It entered its 58-day shoot working from an unfinished script, with Didi Conn (reappearing as Frenchy, though she vanishes halfway through the movie) calling the production "rushed, frantic and unorganised". Its stars Michelle Pfeiffer and Maxwell Caulfield failed to get along, Pfeiffer later labelling her on-screen lover as "self-adoring". It turned away a young Tom Cruise for the role of T-Birds leader Johnny Nogerelli, instead plumping for the strikingly uncharismatic Adrian Zmed. And its $15m take at the box office (Grease took $395m from a $6m budget) put paid to plans of a third and fourth movie, followed by a TV series.

But the truth is, it's nowhere near as bad as everyone makes out. It is, in fact, something of a camp classic, enjoyable on its own terms and boasting a marvellously insouciant performance from Pfeiffer as the leader of the Pink Ladies. (Variety noted "she fills Olivia Newton-John's shoes and tight pants very well".) The next year Pfeiffer would act opposite Al Pacino in Brian De Palma's Scarface and go stratospheric, but it was here, sneering around a mouthful of bubblegum, that her star was born.

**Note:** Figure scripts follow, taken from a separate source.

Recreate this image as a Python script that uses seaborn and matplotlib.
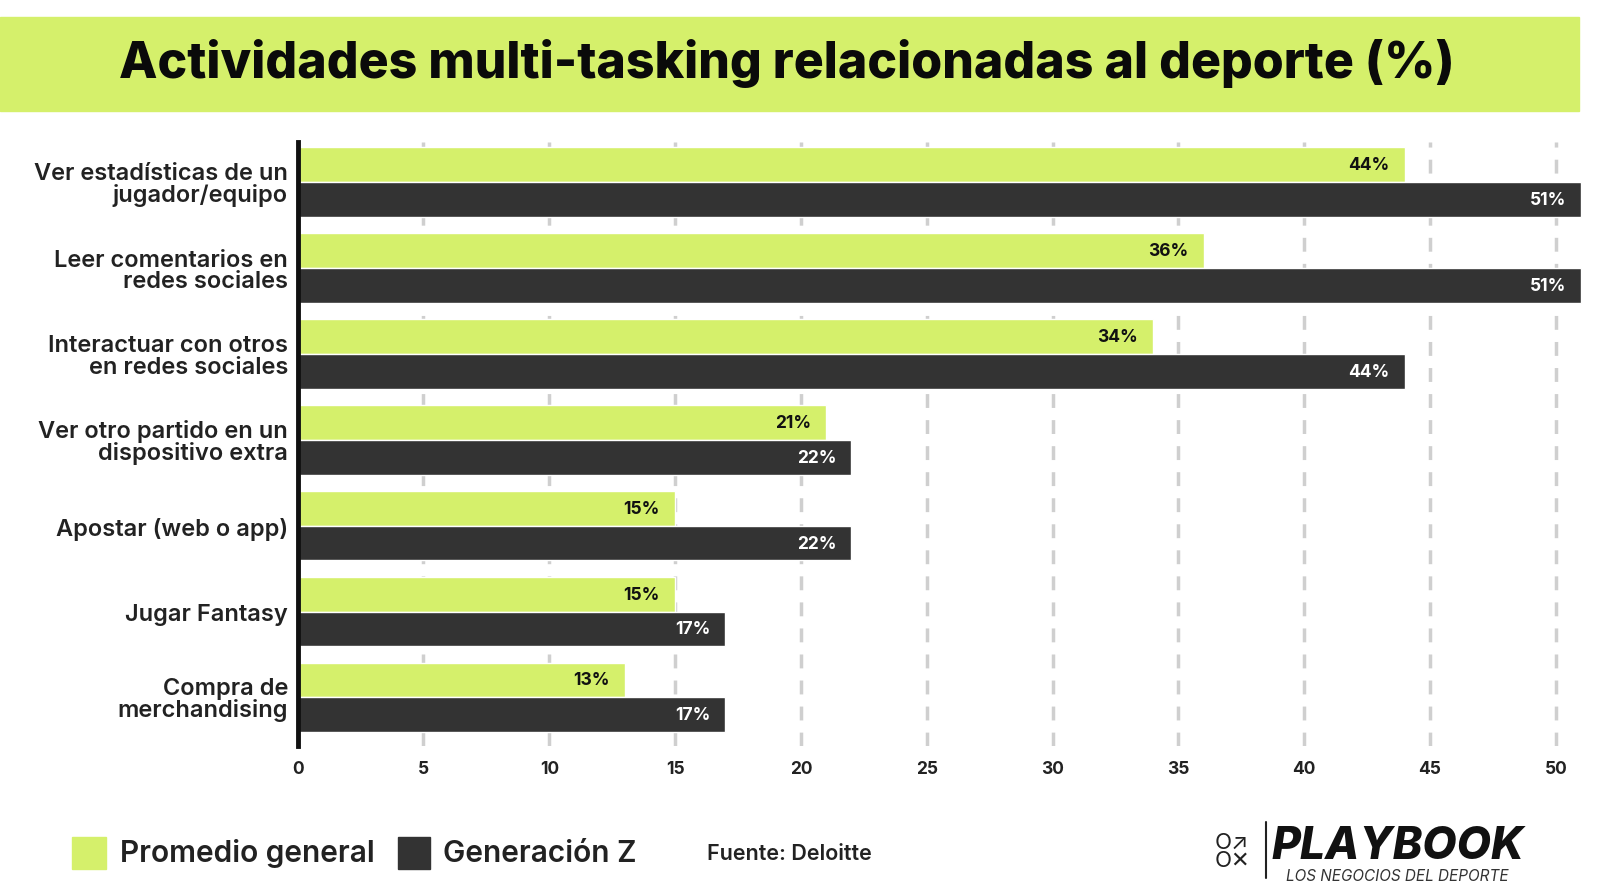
import pandas as pd
import matplotlib.pyplot as plt
import seaborn as sns
from matplotlib.patches import Rectangle

# datos
categorias = [
    "Ver estadísticas de un\njugador/equipo",
    "Leer comentarios en\nredes sociales",
    "Interactuar con otros\nen redes sociales",
    "Ver otro partido en un\ndispositivo extra",
    "Apostar (web o app)",
    "Jugar Fantasy",
    "Compra de\nmerchandising",
]
promedio_general = [44, 36, 34, 21, 15, 15, 13]
generacion_z = [51, 51, 44, 22, 22, 17, 17]
series = ["Promedio general", "Generación Z"]
xticks = [0, 5, 10, 15, 20, 25, 30, 35, 40, 45, 50]

VERDE = "#d5f06b"
OSCURO = "#333333"

df = pd.DataFrame({
    "actividad": categorias * 2,
    "serie": [series[0]] * len(categorias) + [series[1]] * len(categorias),
    "valor": promedio_general + generacion_z,
})

sns.set_theme(style="white")
plt.rcParams["font.family"] = ["Inter", "DejaVu Sans"]

fig = plt.figure(figsize=(16, 8.95), dpi=100)
ax = fig.add_axes([0.186, 0.165, 0.81, 0.675])

sns.barplot(data=df, y="actividad", x="valor", hue="serie", orient="h",
            palette=[VERDE, OSCURO], width=0.81, saturation=1,
            legend=False, ax=ax)

ax.set_xlim(0, 51.5)
ax.set_ylim(6.57, -0.465)
ax.set_xticks(xticks)
ax.set_xticklabels([str(t) for t in xticks], fontsize=12.5, fontweight="bold", color="#222222")
ax.set_xlabel("")
ax.set_ylabel("")
ax.tick_params(axis="x", length=0, pad=10)
ax.tick_params(axis="y", length=0, pad=7)
for lbl in ax.get_yticklabels():
    lbl.set_fontsize(17)
    lbl.set_fontweight("semibold")
    lbl.set_color("#222222")
    lbl.set_linespacing(0.95)

for t in xticks[1:]:
    ax.axvline(t, color="#cfcfcf", lw=2.5, ls=(0, (4, 3.5)), zorder=0)

for s in ["top", "right", "bottom"]:
    ax.spines[s].set_visible(False)
ax.spines["left"].set_linewidth(3.5)
ax.spines["left"].set_color("#111111")

for cont, col in zip(ax.containers, ["#111111", "white"]):
    for bar in cont:
        w = bar.get_width()
        ax.text(w - 0.6, bar.get_y() + bar.get_height() / 2, f"{w:.0f}%",
                ha="right", va="center", fontsize=12.5, fontweight="bold",
                color=col)
        bar.set_clip_on(False)

# banda del título
fig.patches.append(Rectangle((0, 0.8746), 0.987, 0.105, transform=fig.transFigure,
                             color=VERDE, zorder=0))
fig.text(0.492, 0.929, "Actividades multi-tasking relacionadas al deporte (%)",
         ha="center", va="center", fontsize=36, fontweight="heavy", color="#0a0a0a")

# leyenda
fig.patches.append(Rectangle((0.045, 0.028), 0.021, 0.036, transform=fig.transFigure,
                             color=VERDE))
fig.text(0.075, 0.046, series[0], ha="left", va="center", fontsize=21.5,
         fontweight="semibold", color="#222222")
fig.patches.append(Rectangle((0.249, 0.028), 0.020, 0.036, transform=fig.transFigure,
                             color=OSCURO))
fig.text(0.277, 0.046, series[1], ha="left", va="center", fontsize=21.5,
         fontweight="semibold", color="#222222")
fig.text(0.442, 0.046, "Fuente: Deloitte", ha="left", va="center", fontsize=15.5,
         fontweight="semibold", color="#222222")

# logo
fig.text(0.770, 0.048, "O\u2197\nO\u2715", ha="center", va="center", fontsize=16,
         color="#222222", linespacing=0.85)
fig.lines.append(plt.Line2D([0.7915, 0.7915], [0.018, 0.08], transform=fig.transFigure,
                            color="#222222", lw=1.5))
fig.text(0.795, 0.054, "PLAYBOOK", ha="left", va="center", fontsize=32,
         fontweight="heavy", style="italic", color="#111111")
fig.text(0.8035, 0.021, "LOS NEGOCIOS DEL DEPORTE", ha="left", va="center", fontsize=11,
         style="italic", color="#333333")

fig.savefig("out.png", dpi=100)
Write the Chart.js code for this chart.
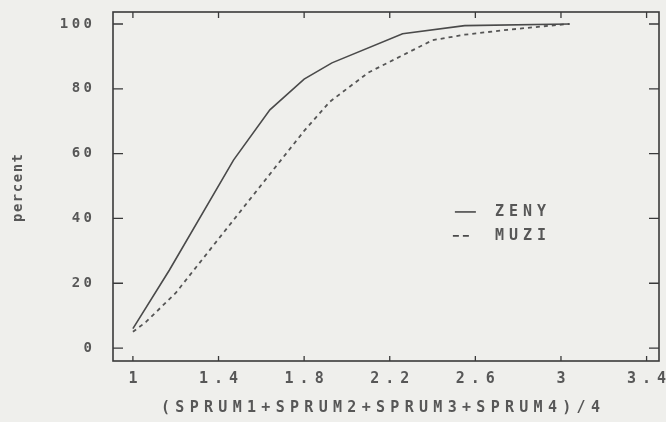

Maureen Teefy, Lorna Luft, Alison Price & Michelle Pfeiffer in Grease 2 (1982)

© Rex Features / Moviestore Collection


The plot is a rerun of the original, albeit with a gender reversal. Set in 1961, two years after Danny and Sandy headed skywards in their red convertible, we open on a new school year at Rydell High School as Sandy's cousin Michael (Caulfield) arrives from England. Despite being a straight-A student who wears spectacles and pastel sweaters, he immediately falls for Stephanie (Pfeiffer) but is informed, via the medium of song and dance, that she's "looking for a dream on a mean machine/ With hell in his eyes".

Michael promptly buys a motorcycle and pair of identity-hiding goggles and morphs into mystery hero Cool Rider, repeatedly racing to the rescue of his Rydell High cohorts when they're threatened by rival bike gang Cycle Lords. Cool Rider chooses the graduation luau (!) to finally reveal he's none other than geeky, courteous Michael, an unveiling that sparks, naturally, dancing and smooching all round.

The dancing is decent throughout Grease 2, though critics at the time saw only the absence of Travolta's jack-knifing hips and seemed oblivious to the tidily choreographed, pleasingly boisterous crowd numbers (the exception being The New York Times, who begrudgingly noted "a talent for generating liveliness".) For all its faults, Grease 2 at least benefited in this department thanks to the decision to promote the first movie's choreographer, Patricia Birch, to director, thus ensuring tightly-packaged spectacles at regular intervals - many of them sharper than a majority of the set-pieces in Grease.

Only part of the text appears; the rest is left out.